- **EXERCISE INSTRUCTIONS**
Your task is to output the listing word for word, with pictures excluded.

- **COLLECTED MATERIAL**

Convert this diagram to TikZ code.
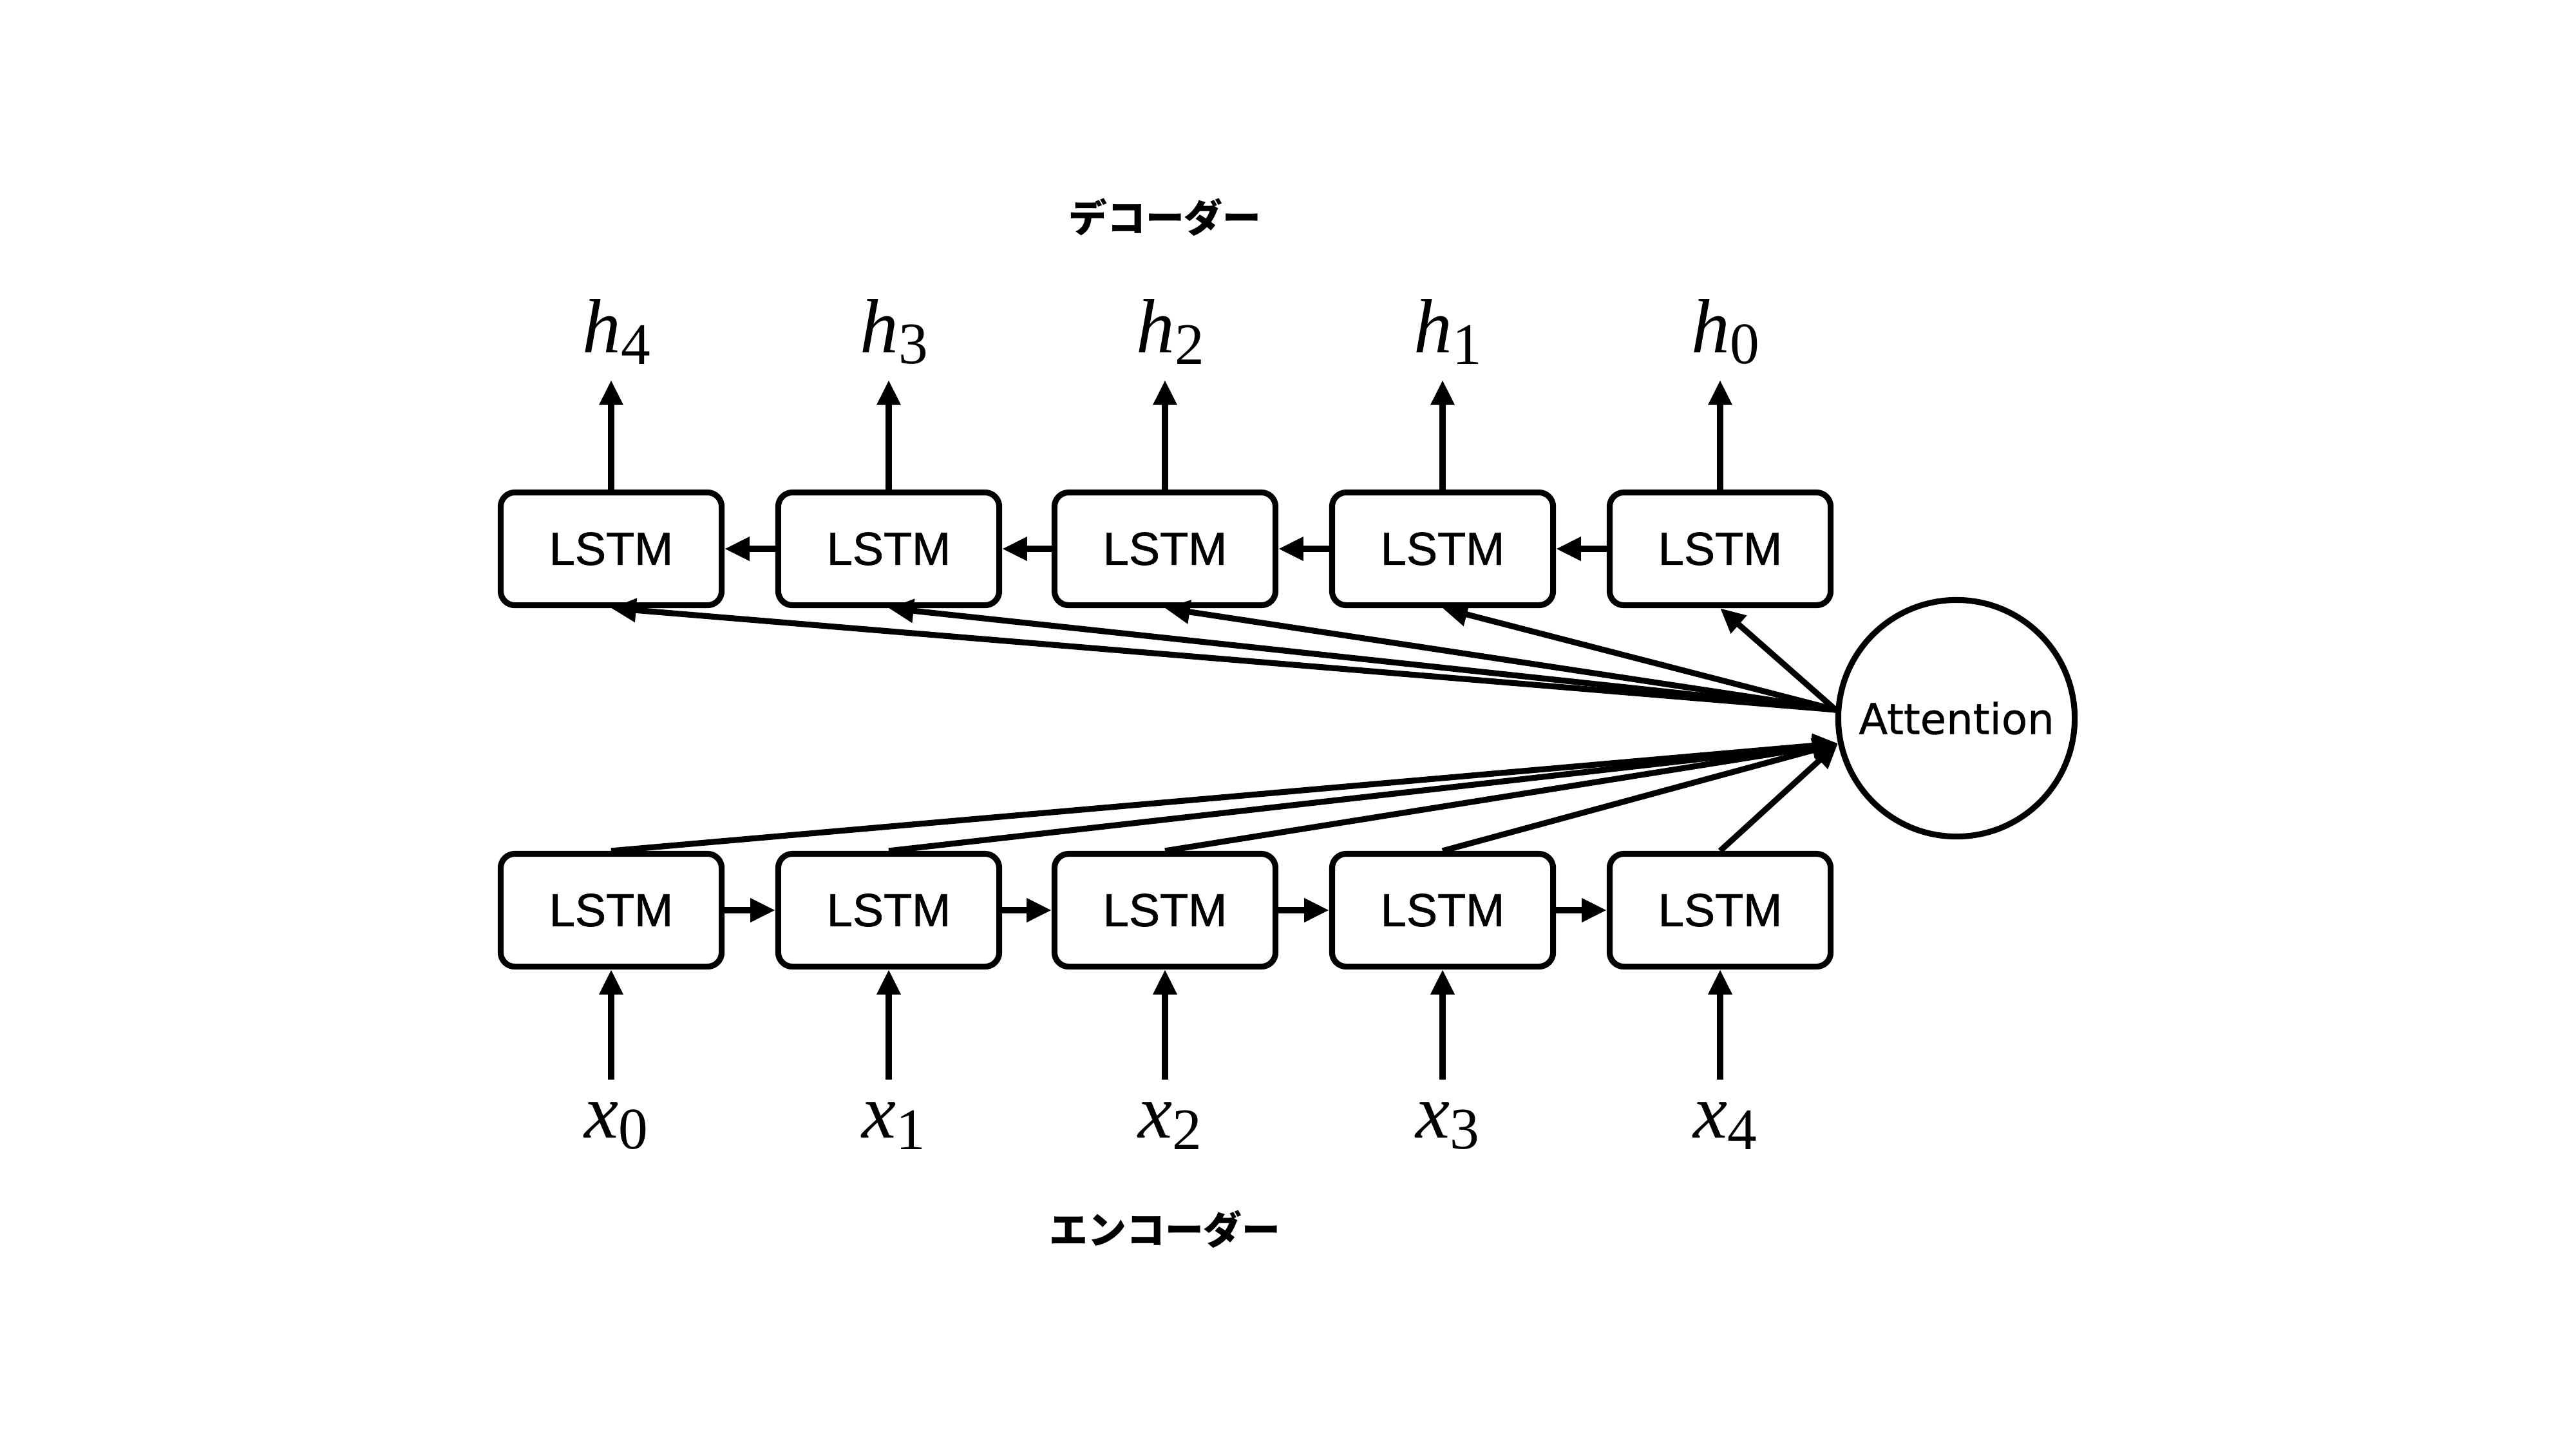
\documentclass[tikz,border=0pt]{standalone}
\usepackage{fontspec}
\setmainfont{Liberation Sans}
\newfontfamily\lstmfont[FakeBold=0.9]{Liberation Sans}
\newfontfamily\attfont[FakeBold=0.5]{DejaVu Sans}
\newfontfamily\cjk{Noto Sans CJK JP}
\newfontfamily\serifface{Liberation Serif}
\usetikzlibrary{arrows.meta}
\newcommand\vlab[2]{{\serifface\itshape\fontsize{34}{38}\selectfont #1}\raisebox{-5pt}{\serifface\fontsize{26}{30}\selectfont #2}}
\begin{document}
\begin{tikzpicture}[x=0.01cm,y=-0.01cm,
  lstm/.style={draw, line width=2.6pt, rounded corners=0.22cm, minimum width=3.43cm, minimum height=1.75cm, inner sep=0pt, font=\lstmfont\fontsize{20.5}{22}\selectfont},
  attn/.style={draw, circle, line width=2.6pt, minimum size=3.67cm, inner sep=0pt, font=\attfont\fontsize{18.7}{20}\selectfont},
  arr/.style={line width=2.6pt, -{Triangle[length=11pt,width=10pt]}},
  jlab/.style={font=\cjk\bfseries\fontsize{17}{20}\selectfont},
  vl/.style={inner sep=0pt}]
\fill[white] (0,0) rectangle (4000,2250);
% decoder row
\foreach \i/\x in {4/949,3/1380,2/1809,1/2240,0/2671}{
  \node[lstm] (d\i) at (\x,852) {LSTM};
  \node[vl] (h\i) at (\x+8,515) {\vlab{h}{\i}};
  \coordinate (ht\i) at (\x,590);
  \draw[arr] (d\i.north) -- (ht\i);
}
% encoder row
\foreach \i/\x in {0/949,1/1380,2/1809,3/2240,4/2671}{
  \node[lstm] (e\i) at (\x,1413) {LSTM};
  \node[vl] (x\i) at (\x+8,1748) {\vlab{x}{\i}};
  \coordinate (xb\i) at (\x,1676);
  \draw[arr] (xb\i) -- (e\i.south);
}
\node[attn] (att) at (3038,1115) {Attention};
\node[jlab] (dec) at (1809,337) {デコーダー};
\node[jlab] (enc) at (1809,1908) {エンコーダー};
% horizontal
\draw[arr] (d0.west) -- (d1.east);
\draw[arr] (d1.west) -- (d2.east);
\draw[arr] (d2.west) -- (d3.east);
\draw[arr] (d3.west) -- (d4.east);
\draw[arr] (e0.east) -- (e1.west);
\draw[arr] (e1.east) -- (e2.west);
\draw[arr] (e2.east) -- (e3.west);
\draw[arr] (e3.east) -- (e4.west);
% attention
\foreach \i in {0,1,2,3,4}{
  \draw[arr] (att.176) -- (d\i.south);
  \draw[arr] (e\i.north) -- (att.192);
}
\end{tikzpicture}
\end{document}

- **PROBLEM SOLUTION**
Convert this diagram to TikZ code.
\documentclass[tikz,border=0pt]{standalone}
\usepackage{fontspec}
\setmainfont{Liberation Sans}
\newfontfamily\lstmfont[FakeBold=0.9]{Liberation Sans}
\newfontfamily\attfont[FakeBold=0.5]{DejaVu Sans}
\newfontfamily\cjk{Noto Sans CJK JP}
\newfontfamily\serifface{Liberation Serif}
\usetikzlibrary{arrows.meta}
\newcommand\vlab[2]{{\serifface\itshape\fontsize{34}{38}\selectfont #1}\raisebox{-5pt}{\serifface\fontsize{26}{30}\selectfont #2}}
\begin{document}
\begin{tikzpicture}[x=0.01cm,y=-0.01cm,
  lstm/.style={draw, line width=2.6pt, rounded corners=0.22cm, minimum width=3.43cm, minimum height=1.75cm, inner sep=0pt, font=\lstmfont\fontsize{20.5}{22}\selectfont},
  attn/.style={draw, circle, line width=2.6pt, minimum size=3.67cm, inner sep=0pt, font=\attfont\fontsize{18.7}{20}\selectfont},
  arr/.style={line width=2.6pt, -{Triangle[length=11pt,width=10pt]}},
  jlab/.style={font=\cjk\bfseries\fontsize{17}{20}\selectfont},
  vl/.style={inner sep=0pt}]
\fill[white] (0,0) rectangle (4000,2250);
% decoder row
\foreach \i/\x in {4/949,3/1380,2/1809,1/2240,0/2671}{
  \node[lstm] (d\i) at (\x,852) {LSTM};
  \node[vl] (h\i) at (\x+8,515) {\vlab{h}{\i}};
  \coordinate (ht\i) at (\x,590);
  \draw[arr] (d\i.north) -- (ht\i);
}
% encoder row
\foreach \i/\x in {0/949,1/1380,2/1809,3/2240,4/2671}{
  \node[lstm] (e\i) at (\x,1413) {LSTM};
  \node[vl] (x\i) at (\x+8,1748) {\vlab{x}{\i}};
  \coordinate (xb\i) at (\x,1676);
  \draw[arr] (xb\i) -- (e\i.south);
}
\node[attn] (att) at (3038,1115) {Attention};
\node[jlab] (dec) at (1809,337) {デコーダー};
\node[jlab] (enc) at (1809,1908) {エンコーダー};
% horizontal
\draw[arr] (d0.west) -- (d1.east);
\draw[arr] (d1.west) -- (d2.east);
\draw[arr] (d2.west) -- (d3.east);
\draw[arr] (d3.west) -- (d4.east);
\draw[arr] (e0.east) -- (e1.west);
\draw[arr] (e1.east) -- (e2.west);
\draw[arr] (e2.east) -- (e3.west);
\draw[arr] (e3.east) -- (e4.west);
% attention
\foreach \i in {0,1,2,3,4}{
  \draw[arr] (att.176) -- (d\i.south);
  \draw[arr] (e\i.north) -- (att.192);
}
\end{tikzpicture}
\end{document}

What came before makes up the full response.